A grandson of Vail's co-founder died Tuesday in an avalanche while he was skiing near the resort in an area notorious for deadly slides.

Tony Seibert, 24, a grandson of Peter Seibert Sr., was killed, and three others were injured in the out-of-bounds avalanche, the Eagle County Coroner's Office announced Tuesday evening.

Friends and family of Seibert's expressed sorrow and condolences throughout the afternoon and evening on social media.

Seibert was in a group with three others when the avalanche hit. The others, who were not identified, were rescued and treated for minor injuries.

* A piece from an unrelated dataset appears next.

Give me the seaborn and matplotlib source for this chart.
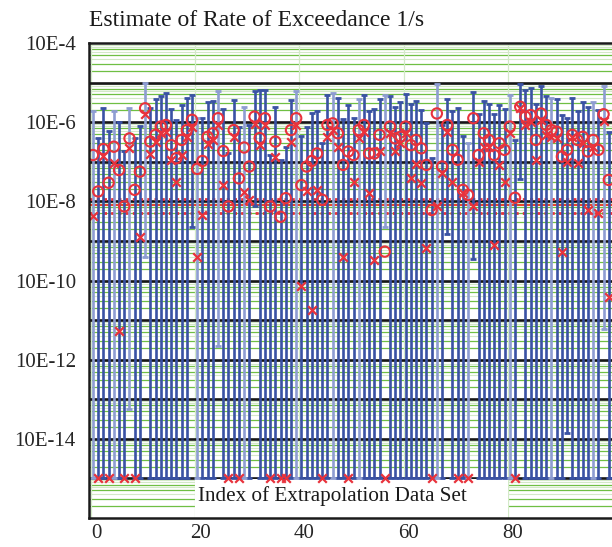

Seibert's father is Peter Seibert Jr. His mother, Teri Salani Seibert, works for the Vail Ski Patrol, according to her Facebook page. It was unclear whether she was on duty Tuesday.

East Vail Chutes
The Eagle County Sheriff's Office released this image of the East Vail chutes area where one person was killed in an avalanche on Tuesday, January 7, 2014. (Eagle County Sheriff's Office)

In a statement, Chris Jarnot, Vail Mountain's senior vice president and chief operating officer, called the death "a shocking and terrible tragedy."

Jarnot added: "Our hearts, thoughts and prayers go out to Tony's entire family. I want to acknowledge how integral the Seibert family is to the fabric of our community. ... This is an incomprehensible loss and we will support the Seibert family and our community through this difficult time."

Vail Mayor Andy Daily expressed his sorrow on Twitter, citing the Seibert family's impact on the town over three generations.

The avalanche struck about 11:35 a.m. in East Vail Chutes, said Jessie Mosher, an Eagle County Sheriff's Office spokeswoman.

Rescuers and emergency workers responded to the area, which is between Vail Pass and Vail Mountain.

The Colorado Avalanche Information Center reported the incident shortly after 1 p.m., describing it as "large" and having happened at or near timberline.

Earlier, the CAIC rated the area at "considerable risk" for an avalanche, describing "dangerous avalanche conditions."

Its warning says: "Cautious route-finding and conservative decision-making essential."

There have been several fatalities in that part of East Vail over the past two decades. It is one of the deadliest resort-accessible areas for avalanches in the country, according to experts.

There were two avalanche-related deaths only days apart in early January 2008, and five deaths between 1986 and 1996.

On Dec. 22, skiers triggered two avalanches on steep east and southeast terrain of East Vail Chutes, also known as Charlie's Death Chutes. One of the avalanches trapped a skier before he was rescued by his brother.

Tony Seibert, who was a noted free-style skier in the Vail community, appeared in recent Warren Miller Entertainment productions.

East Vail Chutes
The Eagle County Sheriff's Office released this image of the East Vail chutes area where one person was killed in an avalanche on Tuesday, January 7, 2014. (Eagle County Sheriff's Office)

In Miller's "Climb to Glory," he appeared in a segment in which he followed the tracks of his grandfather's 10th Mountain Division.

Peter Seibert, who died in 2002 at the age of 77, served with the division, which trained in Colorado, during World War II.

He was part of the U.S. Ski Team and is credited, along with rancher Earl Eaton, as being the father of Vail Resorts, which opened in December 1962.

Tony Seibert and his co-star, ski-film veteran Chris Anthony, were planning to screen "Climb to Glory" on Thursday at Beaver Creek's Vilar Performing Arts Center as a benefit for Colorado Ski & Snowboard Museum education programs.

Anthony said involvement in the film had a deep impact on Tony Seibert.

"We got really focused, and he really started appreciating not just the blood lines that he came from but also the industry and the sport. He truly loved skiing. His heart was into it," Anthony said. "The movie, it really impacted him. It made him really proud."

Seibert had a solid ski background in both racing and freeskiing, able to move seamlessly between big mountain lines and terrain-park features and jumps. "Climb to Glory" was one of his first ski films.

"He was such a positive character on the shoot," Anthony said. "There was no ego. He was just glad to be a part of it."

Max Bervy, the director of "Climb to Glory," said Seibert and other descendents were equipped with 10th Mountain Division gear to make the film — a challenge for modern-day skiers used to water-resistant clothing, steel edges and wide skis.

"I think he really understood the significance of being a representative of a 10th Mountain guy," Bervy said. "He understood the significance that his grandfather had, not just in the Vail Valley but in the ski industry as a whole. It really resonated with him. Wow, my heart really aches for his family."

A member of the family noted Tony Seibert's death on Twitter at midafternoon. Nearly 200 messages of condolence were posted on his sister's Facebook page by early evening.

Tony Seibert, a 2008 graduate of Battle Mountain High School, graduated from the University of Colorado at Boulder in 2012.